• [Record excerpts]
[START]
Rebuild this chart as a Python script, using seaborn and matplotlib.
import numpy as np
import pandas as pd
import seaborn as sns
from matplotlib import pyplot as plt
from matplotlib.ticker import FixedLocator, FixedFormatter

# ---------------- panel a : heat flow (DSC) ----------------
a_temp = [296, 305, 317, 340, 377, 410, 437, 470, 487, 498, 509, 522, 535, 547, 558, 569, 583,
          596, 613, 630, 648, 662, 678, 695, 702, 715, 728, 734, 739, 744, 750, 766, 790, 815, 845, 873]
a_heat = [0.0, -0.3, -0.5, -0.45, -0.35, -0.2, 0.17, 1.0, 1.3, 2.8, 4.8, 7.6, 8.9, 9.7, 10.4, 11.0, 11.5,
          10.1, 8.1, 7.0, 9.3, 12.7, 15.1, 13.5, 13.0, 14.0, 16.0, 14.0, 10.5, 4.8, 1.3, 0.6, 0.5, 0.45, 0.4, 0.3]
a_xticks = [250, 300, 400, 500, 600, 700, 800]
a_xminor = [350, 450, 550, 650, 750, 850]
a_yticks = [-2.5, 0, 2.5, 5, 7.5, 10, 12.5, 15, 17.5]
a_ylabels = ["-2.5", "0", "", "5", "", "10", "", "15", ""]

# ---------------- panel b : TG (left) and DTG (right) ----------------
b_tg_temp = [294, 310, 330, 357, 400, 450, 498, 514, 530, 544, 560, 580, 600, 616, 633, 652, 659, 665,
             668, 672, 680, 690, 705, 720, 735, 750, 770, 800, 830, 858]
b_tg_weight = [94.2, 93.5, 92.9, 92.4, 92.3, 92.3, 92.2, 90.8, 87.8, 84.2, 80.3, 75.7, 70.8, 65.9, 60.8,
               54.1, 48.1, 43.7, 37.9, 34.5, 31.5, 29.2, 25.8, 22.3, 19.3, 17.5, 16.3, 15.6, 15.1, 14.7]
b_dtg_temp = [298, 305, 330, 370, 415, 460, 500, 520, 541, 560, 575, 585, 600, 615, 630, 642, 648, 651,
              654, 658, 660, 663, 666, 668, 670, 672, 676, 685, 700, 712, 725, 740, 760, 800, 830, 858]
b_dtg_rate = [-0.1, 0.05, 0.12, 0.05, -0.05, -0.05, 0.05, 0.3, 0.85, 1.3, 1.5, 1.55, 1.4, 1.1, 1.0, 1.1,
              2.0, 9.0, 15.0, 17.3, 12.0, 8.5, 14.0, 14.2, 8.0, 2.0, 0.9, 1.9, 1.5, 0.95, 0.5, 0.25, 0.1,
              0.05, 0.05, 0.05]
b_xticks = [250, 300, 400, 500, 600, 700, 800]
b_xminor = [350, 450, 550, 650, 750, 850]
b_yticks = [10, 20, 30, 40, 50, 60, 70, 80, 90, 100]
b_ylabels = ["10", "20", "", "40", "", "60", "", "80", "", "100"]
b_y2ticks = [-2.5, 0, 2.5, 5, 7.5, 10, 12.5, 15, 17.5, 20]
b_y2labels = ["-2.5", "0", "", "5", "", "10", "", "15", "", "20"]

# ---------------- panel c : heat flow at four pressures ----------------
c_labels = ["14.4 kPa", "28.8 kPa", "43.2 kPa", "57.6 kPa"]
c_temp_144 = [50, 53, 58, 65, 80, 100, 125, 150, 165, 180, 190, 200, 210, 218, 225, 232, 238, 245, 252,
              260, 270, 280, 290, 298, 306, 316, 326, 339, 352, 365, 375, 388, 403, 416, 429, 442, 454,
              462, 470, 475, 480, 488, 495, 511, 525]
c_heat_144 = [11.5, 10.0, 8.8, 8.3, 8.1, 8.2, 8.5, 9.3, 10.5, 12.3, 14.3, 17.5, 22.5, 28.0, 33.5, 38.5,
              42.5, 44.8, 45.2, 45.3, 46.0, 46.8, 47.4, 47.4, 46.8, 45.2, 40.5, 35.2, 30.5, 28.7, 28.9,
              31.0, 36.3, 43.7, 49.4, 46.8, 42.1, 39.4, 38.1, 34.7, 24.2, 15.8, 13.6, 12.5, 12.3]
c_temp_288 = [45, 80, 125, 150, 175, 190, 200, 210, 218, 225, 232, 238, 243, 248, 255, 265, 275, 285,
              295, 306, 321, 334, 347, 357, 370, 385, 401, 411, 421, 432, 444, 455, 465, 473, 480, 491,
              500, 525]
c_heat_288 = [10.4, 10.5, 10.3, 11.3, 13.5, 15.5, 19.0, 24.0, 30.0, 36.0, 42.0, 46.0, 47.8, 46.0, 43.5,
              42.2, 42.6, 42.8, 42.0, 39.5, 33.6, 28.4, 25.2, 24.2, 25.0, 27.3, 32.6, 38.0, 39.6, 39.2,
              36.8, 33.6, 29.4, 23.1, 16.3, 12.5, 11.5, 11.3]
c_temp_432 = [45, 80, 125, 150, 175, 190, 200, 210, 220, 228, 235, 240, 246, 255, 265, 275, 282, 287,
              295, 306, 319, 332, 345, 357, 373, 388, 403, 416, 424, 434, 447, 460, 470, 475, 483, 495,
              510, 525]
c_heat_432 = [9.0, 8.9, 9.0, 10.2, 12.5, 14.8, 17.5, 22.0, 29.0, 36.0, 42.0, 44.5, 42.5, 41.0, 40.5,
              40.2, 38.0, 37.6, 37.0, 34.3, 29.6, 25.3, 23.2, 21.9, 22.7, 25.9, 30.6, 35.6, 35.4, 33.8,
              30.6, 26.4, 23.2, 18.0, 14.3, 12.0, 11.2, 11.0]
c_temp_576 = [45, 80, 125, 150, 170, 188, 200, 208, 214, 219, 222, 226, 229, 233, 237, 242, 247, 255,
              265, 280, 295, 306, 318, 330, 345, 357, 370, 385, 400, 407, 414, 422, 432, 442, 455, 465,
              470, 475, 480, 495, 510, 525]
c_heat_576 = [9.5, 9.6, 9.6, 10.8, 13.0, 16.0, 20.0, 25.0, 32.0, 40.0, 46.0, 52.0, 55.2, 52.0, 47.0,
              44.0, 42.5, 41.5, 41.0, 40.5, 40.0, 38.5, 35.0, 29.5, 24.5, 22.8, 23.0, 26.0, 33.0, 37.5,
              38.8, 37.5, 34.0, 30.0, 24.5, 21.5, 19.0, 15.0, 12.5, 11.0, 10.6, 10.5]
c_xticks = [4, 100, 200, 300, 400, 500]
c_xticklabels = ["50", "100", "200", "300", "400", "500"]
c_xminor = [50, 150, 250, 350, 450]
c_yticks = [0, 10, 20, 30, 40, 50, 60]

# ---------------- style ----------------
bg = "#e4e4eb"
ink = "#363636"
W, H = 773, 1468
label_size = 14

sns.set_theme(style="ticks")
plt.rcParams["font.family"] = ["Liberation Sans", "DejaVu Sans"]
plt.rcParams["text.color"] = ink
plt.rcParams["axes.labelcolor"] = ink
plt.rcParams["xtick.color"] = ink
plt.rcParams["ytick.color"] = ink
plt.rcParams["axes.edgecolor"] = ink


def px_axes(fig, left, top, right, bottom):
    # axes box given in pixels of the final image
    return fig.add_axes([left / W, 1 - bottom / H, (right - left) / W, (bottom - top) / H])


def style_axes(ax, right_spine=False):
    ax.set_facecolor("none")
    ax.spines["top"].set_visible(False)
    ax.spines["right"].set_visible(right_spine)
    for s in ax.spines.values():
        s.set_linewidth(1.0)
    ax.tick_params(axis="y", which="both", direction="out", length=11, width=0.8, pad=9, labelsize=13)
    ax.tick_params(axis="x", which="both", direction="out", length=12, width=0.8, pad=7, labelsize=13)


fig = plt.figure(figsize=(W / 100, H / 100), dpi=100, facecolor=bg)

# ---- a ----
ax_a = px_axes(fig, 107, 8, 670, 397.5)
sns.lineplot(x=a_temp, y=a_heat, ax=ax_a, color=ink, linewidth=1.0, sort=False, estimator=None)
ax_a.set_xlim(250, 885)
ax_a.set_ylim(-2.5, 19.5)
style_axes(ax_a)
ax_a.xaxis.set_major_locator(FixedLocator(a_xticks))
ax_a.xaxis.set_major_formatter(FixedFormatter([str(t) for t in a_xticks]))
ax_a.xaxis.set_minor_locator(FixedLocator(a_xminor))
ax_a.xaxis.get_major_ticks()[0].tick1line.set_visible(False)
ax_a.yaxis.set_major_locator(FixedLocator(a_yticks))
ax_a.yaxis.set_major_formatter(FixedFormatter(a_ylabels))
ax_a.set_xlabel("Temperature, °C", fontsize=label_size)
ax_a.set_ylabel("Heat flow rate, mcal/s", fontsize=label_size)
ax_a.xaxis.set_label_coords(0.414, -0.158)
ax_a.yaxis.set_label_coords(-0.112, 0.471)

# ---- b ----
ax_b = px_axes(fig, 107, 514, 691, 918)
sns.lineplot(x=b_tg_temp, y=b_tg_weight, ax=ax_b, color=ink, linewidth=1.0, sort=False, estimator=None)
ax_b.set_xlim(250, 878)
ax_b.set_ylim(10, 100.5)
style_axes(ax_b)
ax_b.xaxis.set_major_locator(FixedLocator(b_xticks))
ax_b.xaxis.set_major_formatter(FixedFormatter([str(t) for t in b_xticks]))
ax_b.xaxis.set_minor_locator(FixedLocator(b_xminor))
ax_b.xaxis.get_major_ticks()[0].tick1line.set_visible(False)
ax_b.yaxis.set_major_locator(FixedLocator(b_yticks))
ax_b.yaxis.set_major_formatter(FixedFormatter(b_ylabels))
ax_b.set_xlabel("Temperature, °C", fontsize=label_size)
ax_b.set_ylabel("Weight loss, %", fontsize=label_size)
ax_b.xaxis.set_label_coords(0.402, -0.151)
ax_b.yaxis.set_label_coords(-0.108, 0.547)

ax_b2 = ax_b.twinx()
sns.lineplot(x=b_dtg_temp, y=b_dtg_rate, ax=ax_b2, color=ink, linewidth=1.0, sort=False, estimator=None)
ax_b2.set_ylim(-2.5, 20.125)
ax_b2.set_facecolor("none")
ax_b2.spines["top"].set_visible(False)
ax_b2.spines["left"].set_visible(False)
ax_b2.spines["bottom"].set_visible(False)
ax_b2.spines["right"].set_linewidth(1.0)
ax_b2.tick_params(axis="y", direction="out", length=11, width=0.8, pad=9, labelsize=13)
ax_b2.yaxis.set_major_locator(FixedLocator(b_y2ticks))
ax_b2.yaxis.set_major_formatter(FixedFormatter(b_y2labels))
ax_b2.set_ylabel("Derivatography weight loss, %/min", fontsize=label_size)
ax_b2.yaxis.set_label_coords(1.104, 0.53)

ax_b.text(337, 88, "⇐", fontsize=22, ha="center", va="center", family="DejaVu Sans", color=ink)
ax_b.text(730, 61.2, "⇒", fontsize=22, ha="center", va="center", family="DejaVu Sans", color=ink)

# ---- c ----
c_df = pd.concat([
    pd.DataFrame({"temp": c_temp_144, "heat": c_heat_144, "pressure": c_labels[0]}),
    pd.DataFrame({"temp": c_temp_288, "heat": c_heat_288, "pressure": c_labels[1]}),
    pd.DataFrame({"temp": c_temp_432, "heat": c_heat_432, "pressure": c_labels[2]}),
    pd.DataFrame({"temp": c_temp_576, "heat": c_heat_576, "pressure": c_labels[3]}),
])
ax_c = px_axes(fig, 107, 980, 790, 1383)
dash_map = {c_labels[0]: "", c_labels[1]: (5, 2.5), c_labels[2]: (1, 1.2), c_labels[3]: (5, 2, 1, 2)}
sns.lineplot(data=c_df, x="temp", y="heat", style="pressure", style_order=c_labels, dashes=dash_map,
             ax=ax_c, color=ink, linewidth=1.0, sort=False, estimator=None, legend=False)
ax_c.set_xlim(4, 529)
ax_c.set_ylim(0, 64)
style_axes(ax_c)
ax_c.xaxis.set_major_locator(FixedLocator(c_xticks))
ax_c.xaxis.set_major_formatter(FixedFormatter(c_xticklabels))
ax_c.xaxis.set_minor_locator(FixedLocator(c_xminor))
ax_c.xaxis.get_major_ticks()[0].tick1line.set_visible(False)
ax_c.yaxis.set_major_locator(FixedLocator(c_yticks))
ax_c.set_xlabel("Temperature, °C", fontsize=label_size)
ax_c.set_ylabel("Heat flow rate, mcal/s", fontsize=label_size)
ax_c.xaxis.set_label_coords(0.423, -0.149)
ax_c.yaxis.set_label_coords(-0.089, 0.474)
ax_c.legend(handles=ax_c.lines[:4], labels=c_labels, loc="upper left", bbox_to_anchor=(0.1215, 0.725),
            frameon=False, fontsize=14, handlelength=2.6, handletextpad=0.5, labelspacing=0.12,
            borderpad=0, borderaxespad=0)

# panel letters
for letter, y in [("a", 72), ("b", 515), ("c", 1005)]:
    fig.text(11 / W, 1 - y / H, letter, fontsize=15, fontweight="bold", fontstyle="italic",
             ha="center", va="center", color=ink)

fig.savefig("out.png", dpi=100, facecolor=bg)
[END]
[START]
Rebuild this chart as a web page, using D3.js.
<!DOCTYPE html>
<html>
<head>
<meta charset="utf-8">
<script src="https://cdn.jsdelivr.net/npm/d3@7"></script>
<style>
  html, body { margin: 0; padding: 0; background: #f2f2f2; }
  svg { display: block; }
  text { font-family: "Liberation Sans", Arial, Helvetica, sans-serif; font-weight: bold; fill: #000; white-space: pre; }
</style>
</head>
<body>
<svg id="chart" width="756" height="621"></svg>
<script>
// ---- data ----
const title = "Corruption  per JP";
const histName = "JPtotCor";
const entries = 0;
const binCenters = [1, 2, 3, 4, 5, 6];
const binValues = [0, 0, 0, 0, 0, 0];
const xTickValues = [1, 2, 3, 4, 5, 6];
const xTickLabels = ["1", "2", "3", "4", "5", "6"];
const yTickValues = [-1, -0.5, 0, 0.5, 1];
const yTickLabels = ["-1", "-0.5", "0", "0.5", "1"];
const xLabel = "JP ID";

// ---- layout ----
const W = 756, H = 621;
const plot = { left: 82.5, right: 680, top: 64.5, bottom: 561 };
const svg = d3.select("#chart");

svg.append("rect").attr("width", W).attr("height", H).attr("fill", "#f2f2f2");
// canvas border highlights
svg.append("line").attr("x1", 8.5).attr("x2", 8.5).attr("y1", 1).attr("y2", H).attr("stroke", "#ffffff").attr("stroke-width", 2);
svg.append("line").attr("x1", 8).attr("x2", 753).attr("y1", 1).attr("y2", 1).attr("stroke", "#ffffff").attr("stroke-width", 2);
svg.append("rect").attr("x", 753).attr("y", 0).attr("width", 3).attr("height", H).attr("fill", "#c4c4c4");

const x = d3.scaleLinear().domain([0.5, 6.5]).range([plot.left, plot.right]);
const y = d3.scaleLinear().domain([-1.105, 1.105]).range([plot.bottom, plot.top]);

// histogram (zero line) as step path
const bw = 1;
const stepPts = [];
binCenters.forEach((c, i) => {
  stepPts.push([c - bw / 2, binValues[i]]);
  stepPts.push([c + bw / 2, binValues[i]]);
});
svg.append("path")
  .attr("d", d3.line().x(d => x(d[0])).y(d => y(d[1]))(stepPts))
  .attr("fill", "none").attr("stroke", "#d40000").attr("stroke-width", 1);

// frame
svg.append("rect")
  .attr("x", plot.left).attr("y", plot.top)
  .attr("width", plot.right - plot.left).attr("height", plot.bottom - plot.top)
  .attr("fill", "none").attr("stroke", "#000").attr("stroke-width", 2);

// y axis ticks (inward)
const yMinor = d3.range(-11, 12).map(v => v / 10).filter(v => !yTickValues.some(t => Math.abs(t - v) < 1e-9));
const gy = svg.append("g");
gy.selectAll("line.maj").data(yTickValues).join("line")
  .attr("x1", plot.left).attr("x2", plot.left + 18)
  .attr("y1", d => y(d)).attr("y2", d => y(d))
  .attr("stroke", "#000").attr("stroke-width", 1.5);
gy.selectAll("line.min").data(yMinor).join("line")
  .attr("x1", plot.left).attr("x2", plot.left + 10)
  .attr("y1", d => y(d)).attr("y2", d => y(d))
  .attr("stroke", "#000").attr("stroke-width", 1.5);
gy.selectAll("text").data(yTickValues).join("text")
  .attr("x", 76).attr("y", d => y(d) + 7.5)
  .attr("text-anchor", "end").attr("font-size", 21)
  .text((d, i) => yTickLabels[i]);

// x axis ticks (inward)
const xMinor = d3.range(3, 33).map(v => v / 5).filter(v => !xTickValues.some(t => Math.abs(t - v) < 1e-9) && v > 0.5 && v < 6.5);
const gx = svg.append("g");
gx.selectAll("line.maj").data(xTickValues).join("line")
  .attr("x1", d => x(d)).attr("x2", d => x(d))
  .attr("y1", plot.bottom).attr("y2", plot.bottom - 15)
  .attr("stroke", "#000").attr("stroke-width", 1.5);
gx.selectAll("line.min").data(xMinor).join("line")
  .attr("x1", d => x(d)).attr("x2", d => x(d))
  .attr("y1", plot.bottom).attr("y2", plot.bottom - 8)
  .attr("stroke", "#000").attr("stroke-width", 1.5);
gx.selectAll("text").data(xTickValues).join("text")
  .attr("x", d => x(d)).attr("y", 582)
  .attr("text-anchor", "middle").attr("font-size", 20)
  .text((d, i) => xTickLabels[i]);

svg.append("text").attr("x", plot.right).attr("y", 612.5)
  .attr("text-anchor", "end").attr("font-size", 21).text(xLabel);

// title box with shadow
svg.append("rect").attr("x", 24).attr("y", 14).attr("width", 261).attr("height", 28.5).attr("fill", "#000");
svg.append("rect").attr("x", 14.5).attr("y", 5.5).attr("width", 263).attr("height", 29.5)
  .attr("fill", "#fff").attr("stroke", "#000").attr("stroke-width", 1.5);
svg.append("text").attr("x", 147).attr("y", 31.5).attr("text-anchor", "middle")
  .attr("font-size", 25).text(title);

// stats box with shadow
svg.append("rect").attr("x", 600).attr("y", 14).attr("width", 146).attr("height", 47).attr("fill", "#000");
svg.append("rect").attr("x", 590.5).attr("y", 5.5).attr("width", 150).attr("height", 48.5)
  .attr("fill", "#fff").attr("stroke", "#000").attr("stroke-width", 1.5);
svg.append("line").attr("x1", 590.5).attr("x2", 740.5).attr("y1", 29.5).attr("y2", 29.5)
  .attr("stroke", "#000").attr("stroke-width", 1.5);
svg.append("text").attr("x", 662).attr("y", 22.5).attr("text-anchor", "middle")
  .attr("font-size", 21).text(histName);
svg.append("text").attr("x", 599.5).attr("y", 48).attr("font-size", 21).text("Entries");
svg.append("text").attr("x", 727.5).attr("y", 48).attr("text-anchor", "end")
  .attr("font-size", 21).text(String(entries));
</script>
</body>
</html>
[END]
[START]
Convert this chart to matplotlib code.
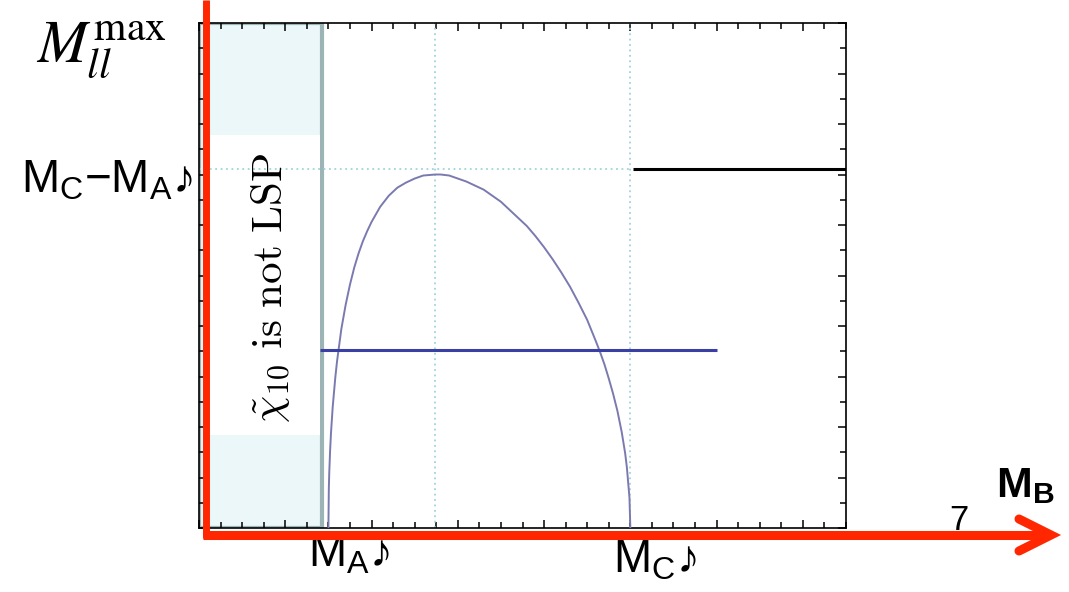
[END]
• [Instructions for the task]
Reproduce the lines exactly, taking as the first line the one with "Rebuild this chart as a Python" and as the last line the one with "from matplotlib.ticker import", and include nothing else.

• [Written answer]
Rebuild this chart as a Python script, using seaborn and matplotlib.
import numpy as np
import pandas as pd
import seaborn as sns
from matplotlib import pyplot as plt
from matplotlib.ticker import FixedLocator, FixedFormatter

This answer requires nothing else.